Мохаммед, на французский манер — Момо, стоял на стороне еврея по имени Иисус Христос, которого считают символом любви и спасения человечества во имя преследования евреев, чтобы их наказать: христиане не могут простить еврею, что он стал родоначальником христианства, ведь оно наложило на них новые обязательства. Симптоматично, что христиане никак не могут простить евреям того, что они сделали их христианами, возложив тем самым на их плечи бремя долга, который они не желают исполнять{844}.
В итоге всех своих превращений Гари / Эмиль Ажар, вместо того чтобы стать кем-то другим, вернулся к своему еврейству, как и Христос. А ведь человек, написавший «Пляску Чингиз-Хаима», «Тюльпан», «Корни неба», «Вся жизнь впереди», «Псевдо», «Страхи царя Соломона» и «Воздушных змеев», который у постели держал большую менору[111], всячески подчеркивал свою двойственность. Гийемет он заявил, что не причисляет себя к какому-то воображаемому сообществу, рамками которого она хотела бы его ограничить. Хотя он давно думал свести счеты с жизнью и в его глазах уже ничто не имело значения, слова еще могли таить для него опасность. И именно страх быть принятым за того, кем он и являлся, объясняет его краткий ответ после происшествия на улице Коперник: «Я не ваш, я не принадлежу к вашей общине».
В конце «Воздушных змеев» появляется польский еврей:
Грядущее дало нам знак туманным ранним вечерам, когда мы брели по берегу моря и ветер бил нам в лицо солеными брызгами. Мы увидели еврея в длиннополом кафтане, который по-польски называется «капота», и с черной кепкой на голове, какие тогда носили миллионы евреев — жителей гетто. У него было очень белое лицо и седеющая борода; он сидел на дорожном столбике на обочине гдыньского шоссе.
Столь противоречивое поведение Гари было не более чем камуфляжем, позволявшим ему, скорее, раскрыть то, чем он не являлся, чем то, чем он являлся, — раздвоенной личностью. Вот что он говорит Франсуа Бонди в ходе их беседы, парадоксально озаглавленной «Момент истины»:
На днях ко мне приходил один интеллигент — ну, скажем, армянской национальности. Назовем его Карапет. Само собой, он был вовсе не армянин — я говорю так условно, надеюсь, братья-армяне меня простят. Он где-то вычитал, что я тоже армянин, и решил выразить мне свое сочувствие и понимание, побеседовать о проблемах интеллектуального и морального «апатридизма» армян. Этому парню явно не хватало кампании. На самом деле я вовсе не армянин. Так что мне пришлось битый час из кожи вон лезть, чтобы изобразить перед Карапетам второго Карапета. Я представил себя апатридом, живущим в изгнании, так до конца и не принятым обществам; на час я стал армянином до глубины души. По-моему, у меня даже черты лица стали похожи на армянские. Мы обменялись нашими детскими воспоминаниями о Смирне, где я в жизни не бывал, и обнаружили, что жили на одной улице… Это единственная улица Смирны, которую я знаю, потому что Карапет только что о ней говорил. Может, я и террорист смеха, но не знал, как еще защититься от велеречивого Карапета: я пока еще имею право на самозащиту.

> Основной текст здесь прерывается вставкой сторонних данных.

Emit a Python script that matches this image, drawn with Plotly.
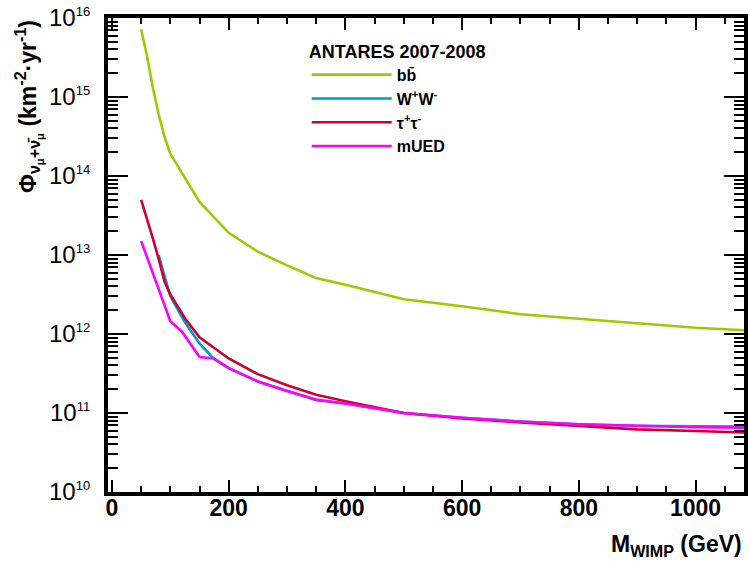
import plotly.graph_objects as go

# ---------------- data ----------------
mass_bb = [50, 60, 70, 80, 90, 100, 150, 200, 250, 300, 350, 400, 500, 600, 700, 800, 900, 1000, 1100]
flux_bb = [7.2e15, 3.3e15, 1.32e15, 6.0e14, 3.16e14, 1.91e14, 4.7e13, 1.91e13, 1.10e13, 7.4e12,
           5.1e12, 4.2e12, 2.75e12, 2.24e12, 1.78e12, 1.55e12, 1.35e12, 1.20e12, 1.10e12]

mass_ww = [80, 90, 100, 125, 150, 175, 200, 250, 300, 350, 400, 500, 600, 700, 800, 900, 1000, 1100]
flux_ww = [1.0e13, 5.5e12, 3.0e12, 1.41e12, 7.6e11, 4.8e11, 3.7e11, 2.5e11, 1.9e11, 1.45e11,
           1.32e11, 1.0e11, 8.7e10, 7.8e10, 7.2e10, 6.9e10, 6.8e10, 6.7e10]

mass_tt = [50, 60, 70, 80, 90, 100, 125, 150, 175, 200, 250, 300, 350, 400, 500, 600, 700, 800, 900, 1000, 1100]
flux_tt = [5.0e13, 2.9e13, 1.62e13, 8.9e12, 4.6e12, 3.16e12, 1.58e12, 9.1e11, 6.6e11, 4.9e11,
           3.1e11, 2.24e11, 1.70e11, 1.41e11, 1.0e11, 8.5e10, 7.6e10, 6.8e10, 6.2e10, 5.9e10, 5.6e10]

mass_ued = [50, 60, 70, 80, 90, 100, 120, 150, 175, 200, 250, 300, 350, 400, 500, 600, 700, 800, 900, 1000, 1100]
flux_ued = [1.5e13, 9.3e12, 5.9e12, 3.7e12, 2.35e12, 1.45e12, 1.07e12, 5.1e11, 4.9e11, 3.7e11,
            2.5e11, 1.9e11, 1.48e11, 1.32e11, 1.0e11, 8.7e10, 7.8e10, 7.2e10, 6.9e10, 6.6e10, 6.5e10]

names = ["bb\u0304", "W<sup>+</sup>W<sup>-</sup>", "\u03c4<sup>+</sup>\u03c4<sup>-</sup>", "mUED"]
colors = ["#99cc00", "#0099cc", "#cc0033", "#ff00ff"]

x_ticks = [0, 200, 400, 600, 800, 1000]
y_tick_vals = [1e10, 1e11, 1e12, 1e13, 1e14, 1e15, 1e16]
y_tick_exps = [10, 11, 12, 13, 14, 15, 16]

FONT = "Liberation Sans, Arial, sans-serif"

fig = go.Figure()
for m, f, n, c in zip([mass_bb, mass_ww, mass_tt, mass_ued],
                      [flux_bb, flux_ww, flux_tt, flux_ued], names, colors):
    fig.add_trace(go.Scatter(x=m, y=f, mode="lines", name=n,
                             line=dict(color=c, width=2.6)))

y_tick_text = ["10<sup><span style=\"font-size:13px\">%d</span></sup>" % e for e in y_tick_exps]

fig.update_layout(
    width=750, height=564,
    margin=dict(l=108, r=2, t=18, b=72),
    paper_bgcolor="white", plot_bgcolor="white",
    font=dict(family=FONT, color="black"),
    showlegend=True,
    legend=dict(
        x=0.3125, y=0.9655, xanchor="left", yanchor="top",
        bgcolor="rgba(0,0,0,0)", borderwidth=0,
        title=dict(text="ANTARES 2007-2008", font=dict(size=18, family=FONT, weight="bold")),
        font=dict(size=16, family=FONT, weight="bold"),
        itemwidth=80,
    ),
    xaxis=dict(
        range=[-6.8, 1083], tickvals=x_ticks,
        ticks="inside", ticklen=12, tickwidth=2, tickcolor="black",
        showline=True, linewidth=4, linecolor="black", mirror="ticks",
        showgrid=False, zeroline=False,
        tickfont=dict(size=23, family=FONT, weight="bold"),
        ticklabelstandoff=-8,
        minor=dict(ticks="inside", ticklen=6, tickwidth=2, tickcolor="black", dtick=50, showgrid=False),
    ),
    yaxis=dict(
        type="log", range=[9.9995, 16.0005],
        tickvals=y_tick_vals, ticktext=y_tick_text,
        ticks="inside", ticklen=20, tickwidth=2, tickcolor="black",
        showline=True, linewidth=4, linecolor="black", mirror="ticks",
        showgrid=False, zeroline=False,
        tickfont=dict(size=24, family=FONT),
        ticklabelstandoff=9,
        minor=dict(ticks="inside", ticklen=10, tickwidth=2, tickcolor="black", dtick="D1", showgrid=False),
    ),
)

fig.add_annotation(
    text="\u03a6<sub>\u03bd<sub>\u03bc</sub>+\u03bd\u0304<sub>\u03bc</sub></sub> (km<sup>-2</sup>\u00b7yr<sup>-1</sup>)",
    xref="paper", yref="paper", x=-0.125, y=1.0, xanchor="center", yanchor="top",
    textangle=-90, showarrow=False, font=dict(size=23, family=FONT, weight="bold"),
)
fig.add_annotation(
    text="M<sub>WIMP</sub> (GeV)",
    xref="paper", yref="paper", x=1.0, y=-0.112, xanchor="right", yanchor="middle",
    showarrow=False, font=dict(size=23, family=FONT, weight="bold"),
)

fig.write_html("out.html")
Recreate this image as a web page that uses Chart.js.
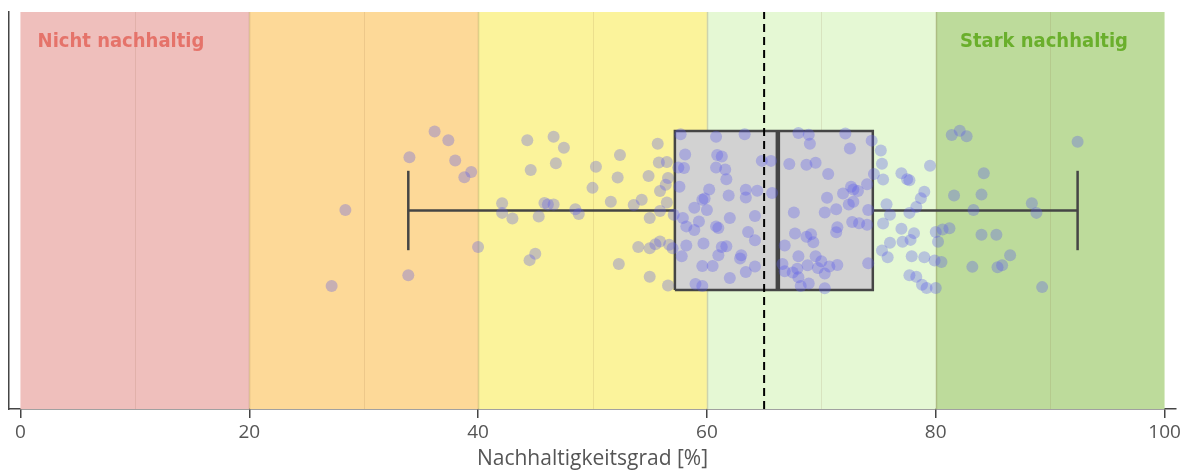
<!DOCTYPE html>
<html lang="de">
<head>
  <meta charset="UTF-8" />
  <title>Nachhaltigkeitsgrad</title>
  <script src="https://cdn.jsdelivr.net/npm/chart.js@4"></script>
  <style>
    html, body { margin: 0; padding: 0; background: #fff; }
    #wrap { width: 1184px; height: 472px; }
  </style>
</head>
<body>
  <div id="wrap"><canvas id="chart"></canvas></div>

  <script>
    // Zones along the x axis
    const bandEdges = [0, 20, 40, 60, 80, 100];
    const bandColors = ['#efbfbc', '#fdd998', '#fbf39b', '#e5f8d4', '#bddb9b'];
    const gridValues = [10, 20, 30, 40, 50, 60, 70, 80, 90];
    const tickValues = [0, 20, 40, 60, 80, 100];
    const zoneLabels = ['Nicht nachhaltig', 'Stark nachhaltig'];

    // Box plot summary
    const whiskerLow = 33.9;
    const q1 = 57.2;
    const median = 66.2;
    const q3 = 74.5;
    const whiskerHigh = 92.4;
    const referenceLine = 65;

    // Individual results (x) and their vertical jitter (0..1)
    const scores = [
      36.2, 37.4, 34.0, 38.0, 39.4, 38.8, 28.4, 40.0, 33.9, 27.2,
      44.3, 46.6, 47.5, 44.6, 46.8, 50.3, 52.4, 52.2, 55.7, 55.8, 56.5, 54.9, 56.6, 56.4, 55.9,
      50.0, 42.1, 42.1, 43.0, 45.3, 45.8, 46.1, 46.6, 48.5, 48.8, 51.6, 53.6, 54.3, 55.0, 55.9,
      56.5, 57.1, 45.0, 44.5, 54.0, 55.0, 55.5, 55.9, 56.7, 57.0, 52.3, 55.0, 56.6,
      57.7, 60.8, 63.3, 58.1, 60.9, 61.3, 57.5, 58.0, 60.8, 61.6, 61.7, 64.8, 65.6, 57.6, 60.2,
      61.9, 63.4, 63.4, 64.4, 65.7, 59.8, 59.6, 58.9, 60.0, 57.9, 59.3, 62.0, 64.2, 58.2, 58.9,
      60.8, 61.0, 63.6, 64.2, 59.7, 58.2, 61.3, 61.7, 61.0, 57.8, 63.0, 62.9, 59.6, 60.5, 64.2,
      63.4, 62.0, 59.0, 59.6,
      68.0, 68.9, 69.0, 72.1, 72.5, 74.4, 75.2, 67.2, 68.7, 69.5, 70.6, 75.3, 74.6, 75.4, 74.0,
      72.6, 72.8, 73.2, 71.9, 70.5, 72.4, 72.8, 71.3, 70.3, 67.6, 74.1, 75.7, 76.0, 75.4, 72.7,
      73.3, 74.0, 71.4, 71.3, 67.7, 68.7, 69.1, 69.3, 66.8, 76.0, 75.3, 75.8, 68.0, 69.5, 70.0,
      66.6, 68.8, 69.7, 70.7, 71.4, 74.1, 66.8, 67.5, 67.9, 70.3, 68.0, 68.2, 68.9, 70.3,
      79.5, 77.0, 77.5, 77.7, 79.0, 78.7, 78.3, 77.7, 77.0, 78.1, 77.8, 77.1, 77.9, 79.0, 79.9,
      80.5, 80.0, 80.6, 81.2, 80.2, 77.7, 78.3, 78.8, 79.2, 80.0, 81.4, 82.1, 82.7, 84.2, 81.6,
      84.0, 83.3, 88.4, 88.8, 84.0, 85.3, 86.5, 85.8, 85.4, 83.2, 89.3, 92.4
    ];
    const jitter = [
      0.699, 0.677, 0.634, 0.626, 0.597, 0.584, 0.501, 0.408, 0.337, 0.310,
      0.677, 0.686, 0.658, 0.602, 0.619, 0.610, 0.640, 0.583, 0.668, 0.621, 0.622, 0.587, 0.582, 0.565, 0.549,
      0.557, 0.518, 0.494, 0.480, 0.485, 0.519, 0.515, 0.515, 0.503, 0.491, 0.522, 0.514, 0.527, 0.481, 0.499,
      0.520, 0.489, 0.391, 0.375, 0.408, 0.405, 0.415, 0.422, 0.414, 0.405, 0.365, 0.333, 0.311,
      0.692, 0.686, 0.692, 0.641, 0.640, 0.636, 0.608, 0.607, 0.608, 0.603, 0.579, 0.625, 0.625, 0.560, 0.553,
      0.538, 0.552, 0.533, 0.550, 0.544, 0.530, 0.527, 0.507, 0.501, 0.481, 0.472, 0.481, 0.486, 0.460, 0.451,
      0.460, 0.456, 0.446, 0.425, 0.417, 0.412, 0.408, 0.410, 0.387, 0.385, 0.387, 0.379, 0.360, 0.360, 0.359,
      0.345, 0.330, 0.315, 0.310,
      0.695, 0.691, 0.668, 0.694, 0.656, 0.676, 0.651, 0.617, 0.615, 0.620, 0.592, 0.618, 0.592, 0.578, 0.566,
      0.560, 0.553, 0.549, 0.543, 0.532, 0.515, 0.522, 0.503, 0.495, 0.495, 0.501, 0.516, 0.489, 0.467, 0.471,
      0.468, 0.464, 0.458, 0.445, 0.442, 0.434, 0.440, 0.420, 0.412, 0.419, 0.399, 0.382, 0.385, 0.385, 0.372,
      0.365, 0.362, 0.355, 0.359, 0.363, 0.367, 0.347, 0.344, 0.353, 0.341, 0.332, 0.310, 0.316, 0.304,
      0.613, 0.594, 0.579, 0.576, 0.547, 0.531, 0.509, 0.494, 0.454, 0.443, 0.426, 0.421, 0.385, 0.382, 0.374,
      0.370, 0.446, 0.452, 0.455, 0.421, 0.337, 0.333, 0.313, 0.305, 0.305, 0.690, 0.701, 0.687, 0.594, 0.538,
      0.540, 0.501, 0.518, 0.494, 0.439, 0.439, 0.387, 0.362, 0.357, 0.358, 0.307, 0.673
    ];

    const boxBottom = 0.3, boxTop = 0.7, boxMid = 0.5;
    const capLow = 0.4, capHigh = 0.6;
    const lineColor = '#454545';

    // colored zones, thin lines and zone captions behind the data
    const zonePlugin = {
      id: 'zones',
      beforeDatasetsDraw(chart) {
        const { ctx, chartArea, scales: { x } } = chart;
        const h = chartArea.bottom - chartArea.top;
        ctx.save();
        for (let i = 0; i < bandColors.length; i++) {
          const x0 = x.getPixelForValue(bandEdges[i]);
          const x1 = x.getPixelForValue(bandEdges[i + 1]);
          ctx.fillStyle = bandColors[i];
          ctx.fillRect(x0, chartArea.top, x1 - x0, h);
        }
        gridValues.forEach(v => {
          const px = Math.round(x.getPixelForValue(v)) + 0.5;
          ctx.strokeStyle = v % 20 === 0 ? 'rgba(120,80,40,0.22)' : 'rgba(120,80,40,0.12)';
          ctx.lineWidth = v % 20 === 0 ? 1.5 : 1;
          ctx.beginPath();
          ctx.moveTo(px, chartArea.top);
          ctx.lineTo(px, chartArea.bottom);
          ctx.stroke();
        });
        ctx.font = 'bold 20px "DejaVu Sans Condensed", "DejaVu Sans", sans-serif';
        ctx.textBaseline = 'alphabetic';
        ctx.textAlign = 'left';
        ctx.fillStyle = '#e5736a';
        ctx.fillText(zoneLabels[0], x.getPixelForValue(1.5), chartArea.top + 35);
        ctx.textAlign = 'right';
        ctx.fillStyle = '#6aaf2c';
        ctx.fillText(zoneLabels[1], x.getPixelForValue(96.8), chartArea.top + 35);
        ctx.restore();
      }
    };

    const seg = (a, b) => [{ x: a[0], y: a[1] }, { x: b[0], y: b[1] }];
    const lineSet = (data, width, order, extra) => Object.assign({
      type: 'line', data, borderColor: lineColor, borderWidth: width,
      pointRadius: 0, fill: false, order
    }, extra || {});

    new Chart(document.getElementById('chart'), {
      type: 'scatter',
      data: {
        datasets: [
          // reference line
          lineSet(seg([referenceLine, 0], [referenceLine, 1]), 2, 0,
            { borderColor: '#000', borderDash: [8, 5] }),
          // individual points
          {
            type: 'scatter',
            data: scores.map((v, i) => ({ x: v, y: jitter[i] })),
            backgroundColor: 'rgba(90,90,235,0.33)',
            borderWidth: 0,
            pointRadius: 6,
            order: 1
          },
          // box outline
          lineSet([
            { x: q1, y: boxBottom }, { x: q3, y: boxBottom }, { x: q3, y: boxTop },
            { x: q1, y: boxTop }, { x: q1, y: boxBottom }
          ], 2.5, 2),
          // median
          lineSet(seg([median, boxBottom], [median, boxTop]), 4.5, 2),
          // whiskers and caps
          lineSet(seg([whiskerLow, boxMid], [q1, boxMid]), 2.5, 2),
          lineSet(seg([q3, boxMid], [whiskerHigh, boxMid]), 2.5, 2),
          lineSet(seg([whiskerLow, capLow], [whiskerLow, capHigh]), 2.5, 2),
          lineSet(seg([whiskerHigh, capLow], [whiskerHigh, capHigh]), 2.5, 2),
          // box fill
          lineSet(seg([q1, boxTop], [q3, boxTop]), 0, 3,
            { fill: { value: boxBottom }, backgroundColor: '#d2d2d2' })
        ]
      },
      options: {
        responsive: true,
        maintainAspectRatio: false,
        animation: false,
        layout: { padding: { left: 9, right: 8, top: 12, bottom: 0 } },
        plugins: {
          legend: { display: false },
          tooltip: { enabled: false }
        },
        scales: {
          x: {
            type: 'linear',
            min: -1,
            max: 101,
            afterBuildTicks: scale => { scale.ticks = tickValues.map(v => ({ value: v })); },
            ticks: {
              color: '#555',
              font: { family: '"Open Sans", sans-serif', size: 19 },
              padding: 3,
              maxRotation: 0,
              autoSkip: false
            },
            grid: { drawOnChartArea: false, drawTicks: true, tickLength: 9, color: lineColor, lineWidth: 1.5 },
            border: { display: true, color: lineColor, width: 1.5 },
            title: {
              display: true,
              text: 'Nachhaltigkeitsgrad [%]',
              color: '#555',
              font: { family: '"Open Sans", sans-serif', size: 21 },
              padding: { top: 0, bottom: 0 }
            }
          },
          y: {
            type: 'linear',
            min: 0,
            max: 1,
            ticks: { display: false },
            grid: { display: false, drawTicks: false },
            border: { display: true, color: lineColor, width: 1.5 }
          }
        }
      },
      plugins: [zonePlugin]
    });
  </script>
</body>
</html>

Это напоминает старый еврейский анекдот. Моше встречает Шимона на вокзале некоего городка в Польше и спрашивает: «Куда едешь, Шимон?» Тот отвечает: «Ты же знаешь — в Варшаву». «Ну да, конечно, — комментирует Моше. — Ты мне говоришь, будто едешь в Варшаву, чтобы я подумал, будто ты едешь в Краков, но я-то отлично знаю, что на самом деле ты едешь в Варшаву».